- From: Terje Bless <link@tss.no>
- Date: Sat, 29 Jan 2000 05:09:00 +0100
- To: W3C Validator <www-validator@w3.org>
- cc: Ben Fowler <ben@leedsnet.com>
On 27.01.00 at 01:37, Ben Fowler <ben@leedsnet.com> wrote: >This is caught by weblint, but the validator does not complain. I know >that the <BODY> tag is optional, but is there a reason why the </BODY> tag >is not flagged as closing tag found for element which not open? The BODY element was implicitly opened somewhere after the end of the HEAD element. Probably by a block-level element like P, DIV, or TABLE. >Nevertheless this seems to be problematic to me: if either tag is present >then both should be! I agree, but I'm unsure if this can, or even should, be reported by the Validator as I suspect this is perfectly valid in SGML. At least insofar that I don't think it is possible to specify this requirement in a DTD. This would, of necessity, place the burden of detecting this problem with Weblint or similar programs.

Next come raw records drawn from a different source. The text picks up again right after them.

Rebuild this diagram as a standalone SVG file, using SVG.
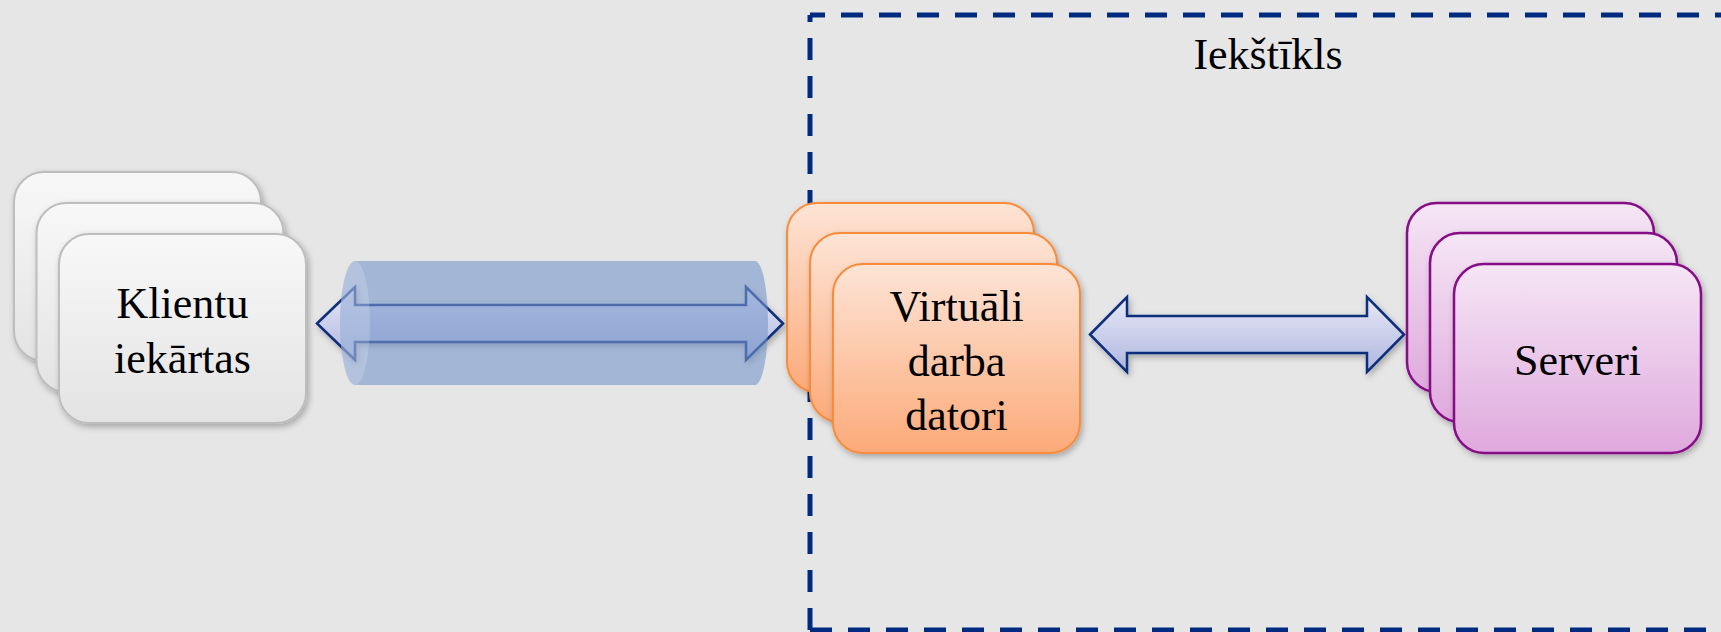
<svg xmlns="http://www.w3.org/2000/svg" width="1721" height="632" viewBox="0 0 1721 632">
<defs>
<linearGradient id="gGrey" x1="0" y1="0" x2="0" y2="1"><stop offset="0" stop-color="#f8f8f8"/><stop offset="1" stop-color="#e3e3e3"/></linearGradient>
<linearGradient id="gOrange" x1="0" y1="0" x2="0" y2="1"><stop offset="0" stop-color="#fde4d6"/><stop offset="1" stop-color="#fcaa79"/></linearGradient>
<linearGradient id="gPurple" x1="0" y1="0" x2="0" y2="1"><stop offset="0" stop-color="#f5e6f5"/><stop offset="1" stop-color="#dfa9dd"/></linearGradient>
<linearGradient id="gArrow" x1="0" y1="0" x2="0" y2="1"><stop offset="0" stop-color="#e8e9f7"/><stop offset="1" stop-color="#adb6de"/></linearGradient>
<filter id="sh" x="-10%" y="-10%" width="125%" height="130%"><feDropShadow dx="2" dy="3" stdDeviation="3" flood-color="#000" flood-opacity="0.28"/></filter>
</defs>
<style>
.bg{fill:#e6e6e6}
.frame{fill:none;stroke:#002a7f;stroke-width:5;stroke-dasharray:22 16}
.card{filter:url(#sh)}
.grey{fill:url(#gGrey);stroke:#bdbdbd;stroke-width:2}
.orange{fill:url(#gOrange);stroke:#f98b3a;stroke-width:2}
.purple{fill:url(#gPurple);stroke:#870a87;stroke-width:2.5}
.lbl{font-family:"Liberation Serif","Times New Roman",serif;font-size:44px;fill:#000;text-anchor:middle}
.arrow{fill:url(#gArrow);filter:url(#sh)}
</style>
<rect class="bg" x="0" y="0" width="1721" height="632"/>

<g id="intranet">
<line class="frame" x1="810" y1="15" x2="1730" y2="15" stroke-dashoffset="7"/>
<line class="frame" x1="810" y1="15" x2="810" y2="630" stroke-dashoffset="15"/>
<line class="frame" x1="810" y1="630" x2="1730" y2="630"/>
<text class="lbl" x="1268" y="69">Iekštīkls</text>
</g>

<g id="connectors">
<g id="tunnel">
<path class="arrow" d="M317,323.5 L355,287 L355,305 L746,305 L746,287 L783,323.5 L746,360 L746,342 L355,342 L355,360 Z" stroke="#0e2d7c" stroke-width="2.5"/>
<path d="M355,261 H755 A13,62 0 0 1 755,385 H355 A15,62 0 0 1 355,261 Z" fill="#7896cb" fill-opacity="0.6"/>
<ellipse cx="355" cy="323" rx="15" ry="62" fill="#ffffff" fill-opacity="0.18"/>
</g>
<path id="link2" class="arrow" d="M1090,334.5 L1127,297 L1127,316 L1367,316 L1367,297 L1404,334.5 L1367,372 L1367,353 L1127,353 L1127,372 Z" stroke="#0e2d7c" stroke-width="2.5" stroke-linejoin="miter"/>
</g>

<g id="clients">
<rect class="card grey" x="14" y="172" width="247" height="189" rx="30"/>
<rect class="card grey" x="36.5" y="203" width="247" height="189" rx="30"/>
<rect class="card grey" x="59" y="234" width="247" height="189" rx="30"/>
<text class="lbl" x="182.5" y="318">Klientu</text>
<text class="lbl" x="182.5" y="373">iekārtas</text>
</g>

<g id="virtual-desktops">
<rect class="card orange" x="787" y="203" width="247" height="189" rx="30"/>
<rect class="card orange" x="810" y="233" width="247" height="189" rx="30"/>
<rect class="card orange" x="833" y="264" width="247" height="189" rx="30"/>
<text class="lbl" x="956.5" y="321">Virtuāli</text>
<text class="lbl" x="956.5" y="375.5">darba</text>
<text class="lbl" x="956.5" y="430">datori</text>
</g>

<g id="servers">
<rect class="card purple" x="1407" y="203" width="247" height="189" rx="30"/>
<rect class="card purple" x="1430" y="233" width="247" height="189" rx="30"/>
<rect class="card purple" x="1454" y="264" width="247" height="189" rx="30"/>
<text class="lbl" x="1577.5" y="375">Serveri</text>
</g>
</svg>
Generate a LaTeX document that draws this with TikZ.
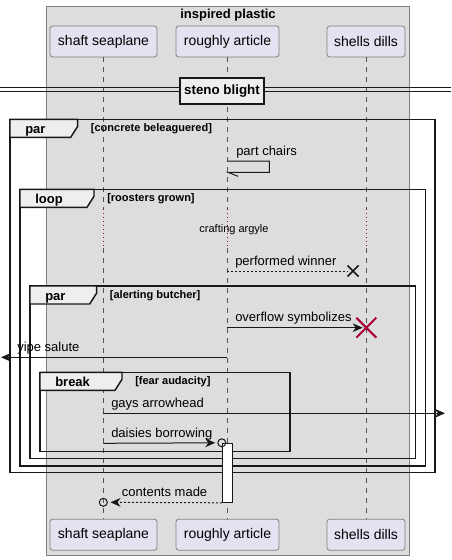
\documentclass[tikz,border=0pt]{standalone}
\usepackage{fontspec}
\setmainfont{Liberation Sans}
\usetikzlibrary{arrows.meta, positioning}
\definecolor{lineaoscura}{HTML}{181818}
\definecolor{bordecaja}{HTML}{808080}
\definecolor{fondolila}{HTML}{E2E2F0}
\definecolor{fondocaja}{HTML}{DDDDDD}
\definecolor{fondopestana}{HTML}{EEEEEE}
\definecolor{rojomuerte}{HTML}{A80036}
\tikzstyle{caja} = [draw=bordecaja, fill=fondocaja, line width=0.6pt]
\tikzstyle{titulo} = [inner sep=0pt, font=\bfseries\fontsize{9.75}{11}\selectfont]
\tikzstyle{participante} = [draw=bordecaja, fill=fondolila, line width=0.6pt, rounded corners=2pt, minimum height=23.25pt, inner sep=0pt, font=\fontsize{10.5}{12}\selectfont]
\tikzstyle{vida} = [draw=lineaoscura!75, line width=0.5pt, dash pattern=on 3.75pt off 3.75pt]
\tikzstyle{espera} = [draw=rojomuerte, line width=0.5pt, dash pattern=on 0.75pt off 2.25pt]
\tikzstyle{divisor} = [draw=lineaoscura, line width=0.75pt]
\tikzstyle{separador} = [draw=lineaoscura, fill=fondopestana, line width=1.1pt, minimum height=19.5pt, inner xsep=3pt, inner ysep=0pt, font=\bfseries\fontsize{10}{12}\selectfont]
\tikzstyle{marco} = [draw=lineaoscura, line width=1.1pt]
\tikzstyle{pestana} = [draw=lineaoscura, fill=fondopestana, line width=1.1pt]
\tikzstyle{tipomarco} = [anchor=base west, inner sep=0pt, font=\bfseries\fontsize{9.75}{11}\selectfont]
\tikzstyle{condicion} = [anchor=base west, inner sep=0pt, font=\bfseries\fontsize{8.25}{10}\selectfont]
\tikzstyle{texto} = [anchor=base west, inner sep=0pt, font=\fontsize{9.75}{11}\selectfont]
\tikzstyle{nota} = [anchor=base, inner sep=0pt, font=\fontsize{8.25}{10}\selectfont]
\tikzstyle{linea} = [draw=lineaoscura, line width=0.75pt]
\tikzstyle{mensaje} = [linea, ->]
\tikzstyle{punteado} = [linea, dash pattern=on 1.5pt off 1.5pt]
\tikzstyle{respuesta} = [punteado, ->]
\tikzstyle{cruz} = [draw=lineaoscura, line width=1.1pt]
\tikzstyle{cruzroja} = [draw=rojomuerte, line width=1.5pt]
\tikzstyle{activacion} = [draw=lineaoscura, fill=white, line width=0.75pt, minimum width=7.5pt, minimum height=44.25pt, inner sep=0pt]
\tikzstyle{circulo} = [draw=lineaoscura, circle, line width=0.75pt, minimum size=6pt, inner sep=0pt]
\tikzset{>={Stealth[length=7.5pt, width=6.5pt, inset=2.25pt]}}
\newcommand{\fragmento}[8]{%
	\draw[marco] (#2,#3) rectangle (#4,#5);
	\draw[pestana] (#2,#3) -- (#6,#3) -- (#6,#3+7) -- (#6-7,#3+18) -- (#2,#3+18) -- cycle;
	\node[tipomarco] (#1-tipo) at (#2+15,#3+14) {#7};
	\node[condicion] (#1-cond) at (#6+13,#3+12.5) {#8};
}

\begin{document}
\begin{tikzpicture}[x=0.75pt, y=-0.75pt]
	\useasboundingbox (0,0) rectangle (451,560);
	\draw[caja] (46,6) rectangle (409.3,555);
	\node[titulo] (grupo) at (228,15.5) {inspired plastic};
	\node[participante, minimum width=80.25pt] (ss) at (103.5,41.5) {shaft seaplane};
	\node[participante, minimum width=77.25pt] (ra) at (227.5,41.5) {roughly article};
	\node[participante, minimum width=58.5pt] (sd) at (366,41.5) {shells dills};
	\node[participante, minimum width=80.25pt] (ss2) at (103.5,534.7) {shaft seaplane};
	\node[participante, minimum width=77.25pt] (ra2) at (227.5,534.7) {roughly article};
	\node[participante, minimum width=58.5pt] (sd2) at (366,534.7) {shells dills};
	\coordinate (espera-ini) at (0,209);
	\coordinate (espera-fin) at (0,248);
	\foreach \arriba/\abajo in {ss/ss2, ra/ra2, sd/sd2} {
		\draw[vida] (\arriba.south) -- (\arriba.south |- espera-ini);
		\draw[espera] (\arriba.south |- espera-ini) -- (\arriba.south |- espera-fin);
		\draw[vida] (\arriba.south |- espera-fin) -- (\abajo.north);
	}
	\coordinate (div-izq) at (0,87.8);
	\coordinate (div-der) at (451,87.8);
	\draw[divisor] (div-izq) -- (div-der);
	\draw[divisor] ([yshift=-3pt]div-izq) -- ([yshift=-3pt]div-der);
	\node[separador] (steno) at (222,91) {steno blight\hspace{5.5pt}};
	\fragmento{fr-par1}{10}{119.3}{435}{472.7}{77.7}{par}{[concrete beleaguered]}
	\fragmento{fr-loop}{20}{189.3}{425.7}{466}{94}{loop}{[roosters grown]}
	\fragmento{fr-par2}{30}{286}{415.7}{458.7}{96.7}{par}{[alerting butcher]}
	\fragmento{fr-break}{40}{372.3}{290}{451.7}{122}{break}{[fear audacity]}
	\coordinate (pc-a) at (227.3,161);
	\coordinate (pc-b) at (228,172.3);
	\draw[linea] (pc-a) -- (269.3,161) -- (269.3,172.3) -- (pc-b) -- ++(10,4);
	\node[texto] (pc-t) at (236,155) {part chairs};
	\node[nota] (espera-t) at (234,232.5) {crafting argyle};
	\coordinate (pw-a) at (227.3,271);
	\coordinate (pw-x) at (353,271);
	\draw[punteado] (pw-a) -- ([xshift=-4pt]pw-x);
	\draw[cruz] ([shift={(-5.5,-5.5)}]pw-x) -- ([shift={(5.5,5.5)}]pw-x) ([shift={(-5.5,5.5)}]pw-x) -- ([shift={(5.5,-5.5)}]pw-x);
	\node[texto] (pw-t) at (235,265) {performed winner};
	\coordinate (of-a) at (227.3,327.7);
	\coordinate (of-b) at (362.7,327.7);
	\coordinate (of-x) at (366.3,327.7);
	\draw[mensaje] (of-a) -- (of-b);
	\draw[cruzroja] ([shift={(-10,-10)}]of-x) -- ([shift={(10,10)}]of-x) ([shift={(-10,10)}]of-x) -- ([shift={(10,-10)}]of-x);
	\node[texto] (of-t) at (235,321.7) {overflow symbolizes};
	\coordinate (ys-a) at (227.3,357.3);
	\coordinate (ys-b) at (1,357.3);
	\draw[mensaje] (ys-a) -- (ys-b);
	\node[texto] (ys-t) at (17,351.3) {yipe salute};
	\coordinate (ga-a) at (103.3,413.3);
	\coordinate (ga-b) at (445,413.3);
	\draw[mensaje] (ga-a) -- (ga-b);
	\node[texto] (ga-t) at (111,407.3) {gays arrowhead};
	\node[activacion] (act) at (227.3,472.8) {};
	\node[circulo] (db-o) at (act.north west) {};
	\coordinate (db-a) at (103.3,443.3);
	\draw[mensaje, shorten >=1.5pt] (db-a) -- (db-o.west);
	\node[texto] (db-t) at (111,437.3) {daisies borrowing};
	\node[circulo] (cm-o) at (103.3,502.3) {};
	\draw[respuesta, shorten >=2pt] (act.south west) -- (cm-o.east);
	\node[texto] (cm-t) at (121.7,496.3) {contents made};
\end{tikzpicture}
\end{document}
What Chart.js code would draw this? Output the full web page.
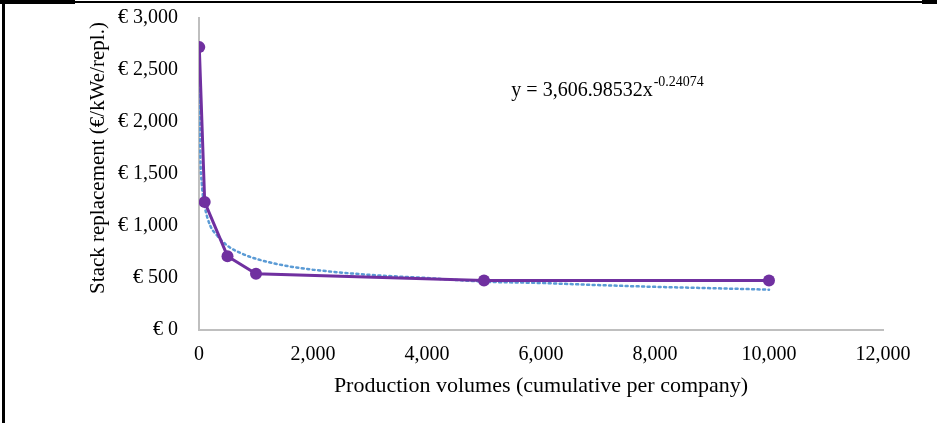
<!DOCTYPE html>
<html>
<head>
<meta charset="utf-8">
<script src="https://cdn.jsdelivr.net/npm/chart.js@4.4.1/dist/chart.umd.min.js"></script>
<style>
    html, body { margin: 0; padding: 0; background: #ffffff; }
    #wrap { width: 937px; height: 423px; position: relative; }
</style>
</head>
<body>
<div id="wrap"><canvas id="learningChart" width="937" height="423"></canvas></div>
<script>
(function () {
    // observed cost per production volume
    const volumes = [5, 100, 500, 1000, 5000, 10000];
    const costs = [2720, 1230, 710, 540, 475, 475];

    // power trend line
    const trendVolumes = [5, 20, 50, 100, 200, 300, 500, 750, 1000, 1500, 2000, 3000, 4000, 5000, 6000, 7000, 8000, 9000, 10000];
    const trendCosts = [2470, 1760, 1400, 1190, 1000, 920, 810, 735, 685, 620, 580, 530, 500, 465, 452, 432, 415, 402, 388];

    const xTicks = [0, 2000, 4000, 6000, 8000, 10000, 12000];
    const yTicks = [0, 500, 1000, 1500, 2000, 2500, 3000];

    const purple = '#7030a0';
    const blue = '#5b9bd5';
    const axisGrey = '#bfbfbf';
    const serif = "'Liberation Serif', 'Times New Roman', serif";

    const fmt = (v) => Number(v).toLocaleString('en-US');

    const extras = {
        id: 'extras',
        afterDraw(chart) {
            const ctx = chart.ctx;
            const xs = chart.scales.x;
            const ys = chart.scales.y;
            ctx.save();

            // y axis title
            ctx.fillStyle = '#000000';
            ctx.font = '21px ' + serif;
            ctx.textAlign = 'center';
            ctx.textBaseline = 'middle';
            ctx.translate(98, 158);
            ctx.rotate(-Math.PI / 2);
            ctx.fillText('Stack replacement (€/kWe/repl.)', 0, 0);
            ctx.setTransform(1, 0, 0, 1, 0, 0);

            // trend equation
            const ex = xs.getPixelForValue(5480);
            const ey = ys.getPixelForValue(2300);
            ctx.textAlign = 'left';
            ctx.textBaseline = 'middle';
            ctx.font = '20px ' + serif;
            const main = 'y = 3,606.98532x';
            ctx.fillText(main, ex, ey);
            const w = ctx.measureText(main).width;
            ctx.font = '14px ' + serif;
            ctx.fillText('-0.24074', ex + w + 1, ey - 8);

            // frame lines
            ctx.fillStyle = '#000000';
            ctx.fillRect(2, 0, 3, 423);
            ctx.fillRect(0, 1, 937, 2);
            ctx.fillRect(0, 0, 75, 4);
            ctx.fillRect(922, 0, 15, 4);
            ctx.restore();
        }
    };

    new Chart(document.getElementById('learningChart'), {
        type: 'line',
        data: {
            datasets: [{
                label: 'Stack replacement',
                data: volumes.map((v, i) => ({ x: v, y: costs[i] })),
                borderColor: purple,
                backgroundColor: purple,
                borderWidth: 3,
                pointRadius: 6,
                pointHoverRadius: 6,
                pointBackgroundColor: purple,
                pointBorderWidth: 0,
                tension: 0,
                order: 0
            }, {
                label: 'Power trend',
                data: trendVolumes.map((v, i) => ({ x: v, y: trendCosts[i] })),
                borderColor: blue,
                borderWidth: 2.5,
                borderDash: [2, 3.5],
                borderCapStyle: 'round',
                pointRadius: 0,
                cubicInterpolationMode: 'monotone',
                fill: false,
                order: 1
            }]
        },
        options: {
            responsive: false,
            animation: false,
            events: [],
            layout: { padding: { top: 18, right: 54, bottom: 0, left: 0 } },
            plugins: {
                legend: { display: false },
                tooltip: { enabled: false }
            },
            scales: {
                x: {
                    type: 'linear',
                    min: 0,
                    max: 12000,
                    afterBuildTicks: (scale) => { scale.ticks = xTicks.map((v) => ({ value: v })); },
                    afterFit: (scale) => { scale.height = 93; },
                    grid: { display: false, drawTicks: false },
                    border: { display: true, color: axisGrey, width: 2 },
                    ticks: {
                        padding: 13,
                        color: '#000000',
                        font: { family: serif, size: 20 },
                        maxRotation: 0,
                        callback: (v) => fmt(v)
                    },
                    title: {
                        display: true,
                        text: 'Production volumes (cumulative per company)',
                        color: '#000000',
                        font: { family: serif, size: 22 },
                        padding: { top: 0, bottom: 24 }
                    }
                },
                y: {
                    type: 'linear',
                    min: 0,
                    max: 3000,
                    afterBuildTicks: (scale) => { scale.ticks = yTicks.map((v) => ({ value: v })); },
                    afterFit: (scale) => {
                        scale.width = 199;
                        scale.paddingTop = 0;
                        scale.paddingBottom = 0;
                    },
                    grid: { display: false, drawTicks: false },
                    border: { display: true, color: axisGrey, width: 2 },
                    ticks: {
                        padding: 21,
                        color: '#000000',
                        font: { family: serif, size: 20 },
                        callback: (v) => '€ ' + fmt(v)
                    }
                }
            }
        },
        plugins: [extras]
    });
})();
</script>
</body>
</html>
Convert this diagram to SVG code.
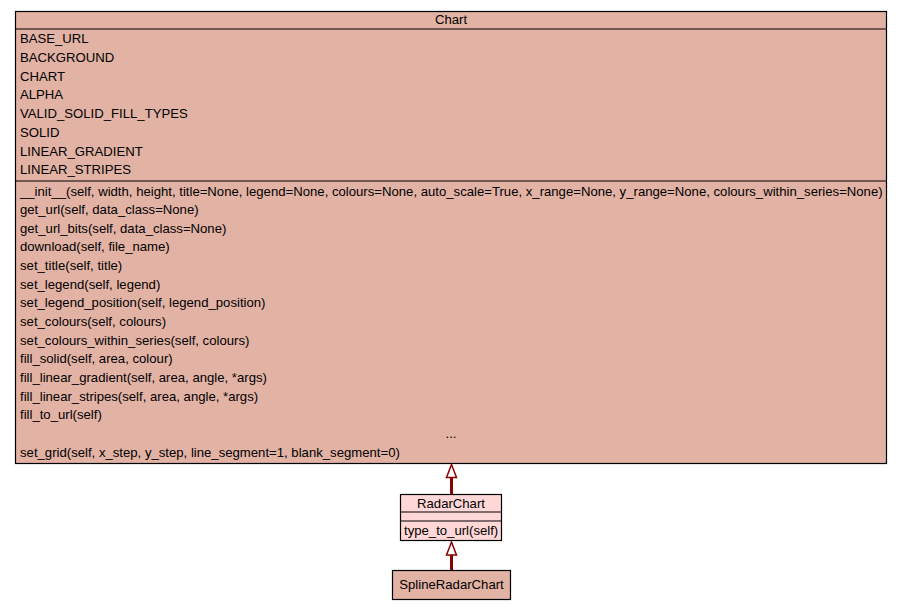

You should be aware that even though all valid HTML will pass validation, not all HTML that passes validation is valid HTML. The HTML Reccomendation expresses certain limitations that are impossible to express in a SGML DTD. IIRC, there is also one or more obscure issues with certain things being explicitly allowed by the HTML Reccomendation that are not valid SGML. Something to do with values that cannot exceed a certain limit in SGML but which are necessary for proper i18n of HTML. UNICODE has more code points then are allowed in a particular kind of SGML value (~65K IIRC) or some such nonsense. I believe the W3C HTML Validation Service is explicitly ignoring these warnings from SP (nsgmls, the SGML parser we use).